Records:
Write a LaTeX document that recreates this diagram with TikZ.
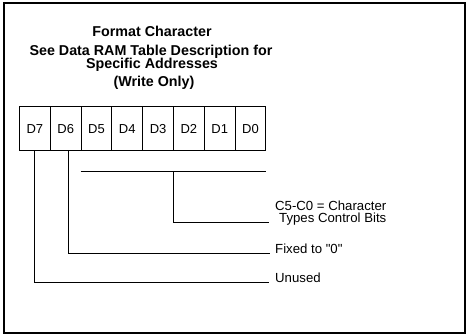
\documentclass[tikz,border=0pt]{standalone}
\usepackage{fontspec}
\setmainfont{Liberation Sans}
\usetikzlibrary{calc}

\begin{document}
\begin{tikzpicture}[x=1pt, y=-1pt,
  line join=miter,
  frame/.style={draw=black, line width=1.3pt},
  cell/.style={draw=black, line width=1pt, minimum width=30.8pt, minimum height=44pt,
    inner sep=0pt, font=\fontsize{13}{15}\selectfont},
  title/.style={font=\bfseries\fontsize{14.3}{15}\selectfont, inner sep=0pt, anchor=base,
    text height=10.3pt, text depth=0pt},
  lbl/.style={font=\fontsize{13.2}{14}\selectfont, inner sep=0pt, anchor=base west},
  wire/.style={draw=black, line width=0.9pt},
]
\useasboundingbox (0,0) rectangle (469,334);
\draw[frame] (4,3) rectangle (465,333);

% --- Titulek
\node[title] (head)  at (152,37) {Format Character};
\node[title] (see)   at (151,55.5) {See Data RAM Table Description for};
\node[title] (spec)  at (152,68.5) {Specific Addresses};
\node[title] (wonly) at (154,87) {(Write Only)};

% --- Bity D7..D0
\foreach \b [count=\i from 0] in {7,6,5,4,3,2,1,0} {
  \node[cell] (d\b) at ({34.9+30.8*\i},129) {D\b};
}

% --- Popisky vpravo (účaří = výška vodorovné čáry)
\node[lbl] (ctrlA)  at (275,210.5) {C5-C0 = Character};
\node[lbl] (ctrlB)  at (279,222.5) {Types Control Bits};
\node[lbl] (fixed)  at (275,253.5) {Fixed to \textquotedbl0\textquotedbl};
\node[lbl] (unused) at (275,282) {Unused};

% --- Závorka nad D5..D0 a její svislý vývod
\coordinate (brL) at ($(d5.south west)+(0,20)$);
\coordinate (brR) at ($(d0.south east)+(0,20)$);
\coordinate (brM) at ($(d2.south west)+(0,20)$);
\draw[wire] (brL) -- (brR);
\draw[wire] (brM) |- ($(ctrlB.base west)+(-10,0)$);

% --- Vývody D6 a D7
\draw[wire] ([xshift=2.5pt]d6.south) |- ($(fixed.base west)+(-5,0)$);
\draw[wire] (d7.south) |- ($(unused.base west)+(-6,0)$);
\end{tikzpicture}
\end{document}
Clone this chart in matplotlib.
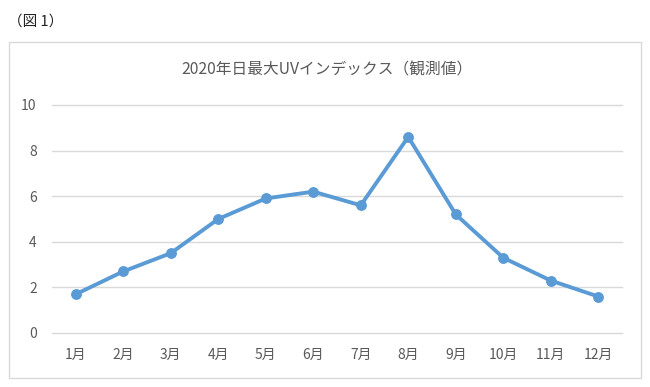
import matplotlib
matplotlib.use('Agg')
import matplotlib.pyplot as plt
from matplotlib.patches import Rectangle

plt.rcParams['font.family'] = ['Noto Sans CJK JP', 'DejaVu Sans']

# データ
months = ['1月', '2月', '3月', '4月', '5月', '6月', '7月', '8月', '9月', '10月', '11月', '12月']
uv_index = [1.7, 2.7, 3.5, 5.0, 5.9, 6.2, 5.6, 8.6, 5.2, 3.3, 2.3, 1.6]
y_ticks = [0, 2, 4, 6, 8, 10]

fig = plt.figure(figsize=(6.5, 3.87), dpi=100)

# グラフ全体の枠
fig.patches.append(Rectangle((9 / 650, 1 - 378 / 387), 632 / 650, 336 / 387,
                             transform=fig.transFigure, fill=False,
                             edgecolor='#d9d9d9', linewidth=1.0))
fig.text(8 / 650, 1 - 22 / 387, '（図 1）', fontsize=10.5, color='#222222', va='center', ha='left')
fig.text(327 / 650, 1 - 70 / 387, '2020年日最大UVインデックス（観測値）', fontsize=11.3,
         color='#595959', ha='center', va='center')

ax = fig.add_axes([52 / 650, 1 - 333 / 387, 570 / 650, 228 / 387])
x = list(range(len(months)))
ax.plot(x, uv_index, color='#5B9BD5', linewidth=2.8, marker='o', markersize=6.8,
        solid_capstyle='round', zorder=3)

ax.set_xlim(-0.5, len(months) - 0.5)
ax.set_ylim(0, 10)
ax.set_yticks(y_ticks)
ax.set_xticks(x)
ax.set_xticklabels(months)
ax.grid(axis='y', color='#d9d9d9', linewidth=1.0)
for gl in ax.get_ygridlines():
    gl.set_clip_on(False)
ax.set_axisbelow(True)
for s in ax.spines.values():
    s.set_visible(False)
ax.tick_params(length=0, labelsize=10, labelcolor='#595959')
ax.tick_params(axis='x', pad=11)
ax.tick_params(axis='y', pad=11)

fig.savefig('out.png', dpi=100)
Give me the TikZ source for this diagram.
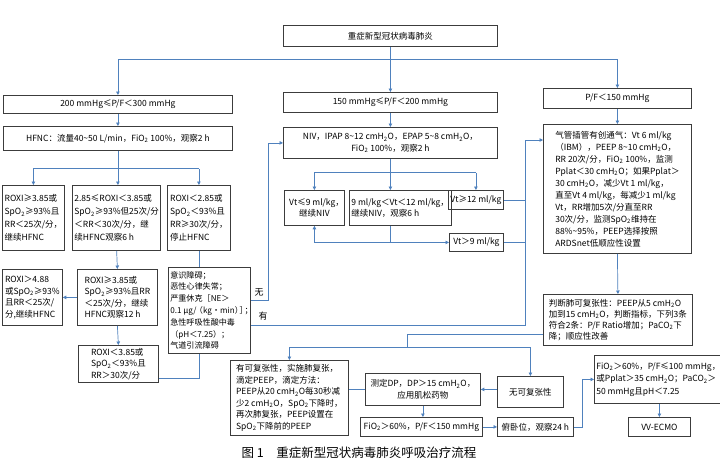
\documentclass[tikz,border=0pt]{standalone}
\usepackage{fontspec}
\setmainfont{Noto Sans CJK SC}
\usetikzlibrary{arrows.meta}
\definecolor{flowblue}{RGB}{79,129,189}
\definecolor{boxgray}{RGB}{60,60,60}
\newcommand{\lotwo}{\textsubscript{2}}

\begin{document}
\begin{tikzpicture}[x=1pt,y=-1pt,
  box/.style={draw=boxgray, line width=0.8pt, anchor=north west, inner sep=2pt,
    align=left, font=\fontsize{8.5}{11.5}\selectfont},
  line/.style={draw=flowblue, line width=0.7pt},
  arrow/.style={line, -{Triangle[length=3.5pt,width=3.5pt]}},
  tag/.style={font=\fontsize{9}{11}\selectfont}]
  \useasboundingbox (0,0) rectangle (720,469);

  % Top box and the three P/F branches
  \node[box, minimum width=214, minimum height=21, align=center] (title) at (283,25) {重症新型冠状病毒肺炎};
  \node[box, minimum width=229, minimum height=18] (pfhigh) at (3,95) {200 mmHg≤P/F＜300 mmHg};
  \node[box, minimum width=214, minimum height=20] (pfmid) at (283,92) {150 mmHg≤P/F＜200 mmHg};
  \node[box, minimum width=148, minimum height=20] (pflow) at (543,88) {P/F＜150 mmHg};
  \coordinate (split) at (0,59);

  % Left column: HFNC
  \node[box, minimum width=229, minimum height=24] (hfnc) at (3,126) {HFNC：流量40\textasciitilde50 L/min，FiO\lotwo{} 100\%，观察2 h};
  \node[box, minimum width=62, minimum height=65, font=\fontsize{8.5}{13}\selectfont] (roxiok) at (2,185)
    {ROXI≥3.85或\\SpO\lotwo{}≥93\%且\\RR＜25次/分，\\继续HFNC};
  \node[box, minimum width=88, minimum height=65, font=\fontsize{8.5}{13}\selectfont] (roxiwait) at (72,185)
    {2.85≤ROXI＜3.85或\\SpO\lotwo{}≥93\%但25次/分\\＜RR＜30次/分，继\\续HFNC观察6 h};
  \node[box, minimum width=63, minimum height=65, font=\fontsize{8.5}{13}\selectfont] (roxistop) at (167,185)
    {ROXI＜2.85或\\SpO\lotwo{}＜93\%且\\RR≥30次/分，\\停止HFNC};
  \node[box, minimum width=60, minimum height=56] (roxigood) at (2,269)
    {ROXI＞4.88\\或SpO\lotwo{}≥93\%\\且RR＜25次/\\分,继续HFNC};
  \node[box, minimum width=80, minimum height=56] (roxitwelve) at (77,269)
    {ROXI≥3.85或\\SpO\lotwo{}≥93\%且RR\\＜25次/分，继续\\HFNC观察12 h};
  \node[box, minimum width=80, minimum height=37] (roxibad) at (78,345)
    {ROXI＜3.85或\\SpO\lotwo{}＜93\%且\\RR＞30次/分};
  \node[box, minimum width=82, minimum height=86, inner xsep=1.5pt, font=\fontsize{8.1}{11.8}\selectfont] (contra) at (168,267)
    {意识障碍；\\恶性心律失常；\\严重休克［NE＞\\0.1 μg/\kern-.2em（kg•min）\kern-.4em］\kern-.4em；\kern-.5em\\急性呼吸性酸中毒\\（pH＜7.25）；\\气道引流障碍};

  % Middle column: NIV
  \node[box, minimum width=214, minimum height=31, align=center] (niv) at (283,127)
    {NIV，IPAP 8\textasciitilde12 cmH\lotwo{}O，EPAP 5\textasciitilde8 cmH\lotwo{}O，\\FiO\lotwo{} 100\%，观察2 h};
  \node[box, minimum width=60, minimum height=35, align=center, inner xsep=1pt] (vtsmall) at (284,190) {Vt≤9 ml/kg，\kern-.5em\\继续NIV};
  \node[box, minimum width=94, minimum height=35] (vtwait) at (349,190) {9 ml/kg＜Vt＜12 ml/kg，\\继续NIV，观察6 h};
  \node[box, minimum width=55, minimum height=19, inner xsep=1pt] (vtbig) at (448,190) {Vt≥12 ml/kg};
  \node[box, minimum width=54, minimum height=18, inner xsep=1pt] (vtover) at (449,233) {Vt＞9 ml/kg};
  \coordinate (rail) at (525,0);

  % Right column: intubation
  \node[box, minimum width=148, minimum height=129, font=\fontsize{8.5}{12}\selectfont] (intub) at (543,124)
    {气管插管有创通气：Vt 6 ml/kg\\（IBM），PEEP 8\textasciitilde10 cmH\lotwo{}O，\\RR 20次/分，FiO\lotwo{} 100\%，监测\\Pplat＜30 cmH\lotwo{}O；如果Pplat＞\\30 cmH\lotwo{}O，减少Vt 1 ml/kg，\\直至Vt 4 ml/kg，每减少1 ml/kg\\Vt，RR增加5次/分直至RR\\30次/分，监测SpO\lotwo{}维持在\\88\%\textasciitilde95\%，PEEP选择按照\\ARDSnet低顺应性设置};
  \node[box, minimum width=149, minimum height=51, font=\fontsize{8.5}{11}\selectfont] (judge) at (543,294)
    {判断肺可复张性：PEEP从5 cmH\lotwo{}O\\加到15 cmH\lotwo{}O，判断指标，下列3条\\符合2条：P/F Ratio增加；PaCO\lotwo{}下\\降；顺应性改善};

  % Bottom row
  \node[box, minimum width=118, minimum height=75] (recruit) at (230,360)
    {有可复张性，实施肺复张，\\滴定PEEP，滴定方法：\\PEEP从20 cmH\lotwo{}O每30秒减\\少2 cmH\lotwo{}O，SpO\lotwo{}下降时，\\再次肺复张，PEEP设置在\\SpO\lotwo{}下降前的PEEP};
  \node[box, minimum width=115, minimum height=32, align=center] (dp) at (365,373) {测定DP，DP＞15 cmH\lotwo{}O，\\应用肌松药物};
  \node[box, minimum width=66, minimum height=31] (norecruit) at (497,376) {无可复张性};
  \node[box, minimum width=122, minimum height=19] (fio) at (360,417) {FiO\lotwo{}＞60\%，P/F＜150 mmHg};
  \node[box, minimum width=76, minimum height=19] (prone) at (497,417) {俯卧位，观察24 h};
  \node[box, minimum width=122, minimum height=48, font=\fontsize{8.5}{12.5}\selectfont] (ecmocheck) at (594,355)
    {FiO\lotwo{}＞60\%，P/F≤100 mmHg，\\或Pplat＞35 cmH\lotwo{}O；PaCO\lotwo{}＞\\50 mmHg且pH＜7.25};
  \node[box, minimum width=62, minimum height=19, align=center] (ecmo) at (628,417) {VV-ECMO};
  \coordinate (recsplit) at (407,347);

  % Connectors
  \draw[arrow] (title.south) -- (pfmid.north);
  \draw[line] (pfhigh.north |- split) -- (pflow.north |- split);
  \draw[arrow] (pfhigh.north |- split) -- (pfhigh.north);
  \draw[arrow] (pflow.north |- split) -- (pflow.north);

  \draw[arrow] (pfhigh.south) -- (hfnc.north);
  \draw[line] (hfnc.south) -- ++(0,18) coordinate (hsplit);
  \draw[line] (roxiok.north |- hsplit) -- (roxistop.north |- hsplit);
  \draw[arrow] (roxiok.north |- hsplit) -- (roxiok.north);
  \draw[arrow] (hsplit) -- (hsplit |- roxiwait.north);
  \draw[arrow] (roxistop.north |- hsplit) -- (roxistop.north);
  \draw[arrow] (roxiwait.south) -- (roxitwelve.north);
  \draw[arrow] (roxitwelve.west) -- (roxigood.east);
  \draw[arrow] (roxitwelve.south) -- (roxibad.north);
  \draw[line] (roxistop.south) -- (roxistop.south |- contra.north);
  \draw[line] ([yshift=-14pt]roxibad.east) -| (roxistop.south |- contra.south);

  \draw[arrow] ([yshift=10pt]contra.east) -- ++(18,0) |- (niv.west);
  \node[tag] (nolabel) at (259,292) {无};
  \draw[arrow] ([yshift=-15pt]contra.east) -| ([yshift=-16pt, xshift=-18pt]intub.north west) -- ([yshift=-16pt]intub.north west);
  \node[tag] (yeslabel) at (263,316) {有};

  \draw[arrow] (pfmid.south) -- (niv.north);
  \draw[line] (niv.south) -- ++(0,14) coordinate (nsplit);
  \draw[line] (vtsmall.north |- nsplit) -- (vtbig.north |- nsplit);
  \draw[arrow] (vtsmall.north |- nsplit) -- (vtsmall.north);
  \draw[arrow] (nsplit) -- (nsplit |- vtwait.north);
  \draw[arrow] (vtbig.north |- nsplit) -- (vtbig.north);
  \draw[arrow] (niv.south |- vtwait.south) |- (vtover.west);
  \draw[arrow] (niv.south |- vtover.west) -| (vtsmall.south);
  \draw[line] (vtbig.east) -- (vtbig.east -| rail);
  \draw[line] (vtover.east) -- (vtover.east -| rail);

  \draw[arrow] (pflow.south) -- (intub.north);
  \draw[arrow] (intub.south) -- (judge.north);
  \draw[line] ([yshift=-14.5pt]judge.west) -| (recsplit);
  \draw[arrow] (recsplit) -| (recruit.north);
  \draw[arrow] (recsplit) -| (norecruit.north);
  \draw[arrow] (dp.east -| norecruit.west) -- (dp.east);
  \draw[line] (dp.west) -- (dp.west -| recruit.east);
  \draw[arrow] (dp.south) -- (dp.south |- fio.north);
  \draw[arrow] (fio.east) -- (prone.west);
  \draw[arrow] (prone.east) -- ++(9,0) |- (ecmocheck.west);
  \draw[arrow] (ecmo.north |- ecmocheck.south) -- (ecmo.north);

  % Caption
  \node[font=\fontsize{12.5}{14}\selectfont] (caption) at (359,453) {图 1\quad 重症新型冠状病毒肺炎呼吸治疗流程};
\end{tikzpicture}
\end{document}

▶ [Directive]: Exactly as they stand, quote the lines beginning with the one that contains "Clone this chart in matplotlib." and ending with the one that contains "solid_capstyle='round', zorder=3)", with no pictures.

▶ [Task response]:
Clone this chart in matplotlib.
import matplotlib
matplotlib.use('Agg')
import matplotlib.pyplot as plt
from matplotlib.patches import Rectangle

plt.rcParams['font.family'] = ['Noto Sans CJK JP', 'DejaVu Sans']

# データ
months = ['1月', '2月', '3月', '4月', '5月', '6月', '7月', '8月', '9月', '10月', '11月', '12月']
uv_index = [1.7, 2.7, 3.5, 5.0, 5.9, 6.2, 5.6, 8.6, 5.2, 3.3, 2.3, 1.6]
y_ticks = [0, 2, 4, 6, 8, 10]

fig = plt.figure(figsize=(6.5, 3.87), dpi=100)

# グラフ全体の枠
fig.patches.append(Rectangle((9 / 650, 1 - 378 / 387), 632 / 650, 336 / 387,
                             transform=fig.transFigure, fill=False,
                             edgecolor='#d9d9d9', linewidth=1.0))
fig.text(8 / 650, 1 - 22 / 387, '（図 1）', fontsize=10.5, color='#222222', va='center', ha='left')
fig.text(327 / 650, 1 - 70 / 387, '2020年日最大UVインデックス（観測値）', fontsize=11.3,
         color='#595959', ha='center', va='center')

ax = fig.add_axes([52 / 650, 1 - 333 / 387, 570 / 650, 228 / 387])
x = list(range(len(months)))
ax.plot(x, uv_index, color='#5B9BD5', linewidth=2.8, marker='o', markersize=6.8,
        solid_capstyle='round', zorder=3)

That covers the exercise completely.